The chairman of the parish council highlighted a number of developments in Seahouses – positive and negative – as he delivered his annual report.
At the annual meeting of North Sunderland Parish Council this month, Coun Geoffrey Stewart once again reflected on the achievements and plans of the parish council as well as the wider community.
In terms of the work the parish council has or is carrying out, he highlighted the cemetery extension, which was this year completed with landscaping work which has included improving the land itself, installing paths and moving the soil bunker to a new position where it will be screened with shrubs.
He also talked about the neighbourhood plan being developed in partnership with Bamburgh and Beadnell, which has meant ‘the unity between our three parishes is becoming more integrated, cohesive and effective in raising awareness of our unique position within the coastal communities’.
“This strategy, which aims to be in place in the near future, looks forward to what may be the most proactive process in our history in achieving the best way forward for our linked communities,” he added.
Also looking ahead, Coun Stewart mentioned plans for a parish-council website.
He said: “The need for a modern approach to publicise parish-council information and activities has been recognised for some time; therefore, steps are in progress to produce this within 2015.”
Within the wider community, one of the issues which ‘has this past year generated a significant amount of feeling within our parish’ was the proposals regarding school structure, which could see the current three-tier system replaced with a two-tier system – and the loss of Seahouses Middle School.
Coun Stewart said: “Many have voiced their very real concerns regarding the detrimental effect this may have on our children and the wider community, however, to date, there has no decisive response to our protests.”
In terms of the parish council’s relationship with Northumberland County Council (NCC), Coun Stewart continues to raise two main concerns – roads and the links between parishes and the unitary authority.
He said: “I continue to flag up the ongoing demand that significant and dangerous sections of the all-important access streets to the local schools, community centres and health centre within our villages are still requiring repairs, especially now there is a predominance of disability vehicles used by our aging population allowing otherwise housebound residents to extend their independence.

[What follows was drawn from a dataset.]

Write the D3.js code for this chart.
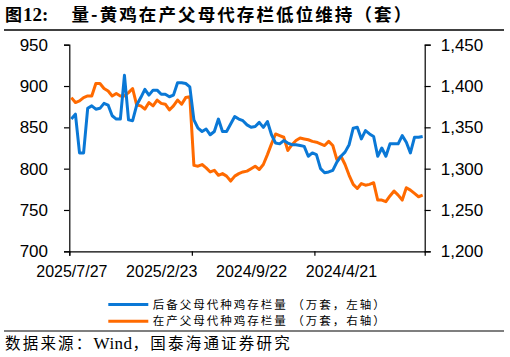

“Not to be overlooked are also the main rural artery routes in regular use by our rural community to access the A1.
“I continue to reflect that the statements I have made for the past six years are still as relevant today whereby our experience of the current NCC ‘countywide’ system continues to bring local parish councils significant and frustrating challenges both in the lack of clear, effective lines of communication which we continue to encounter and also the insidious way the county council is determined to shift more and more responsibility and costs onto parish councils.”
Coun Stewart thanked all the parish councillors and the clerk for their efforts.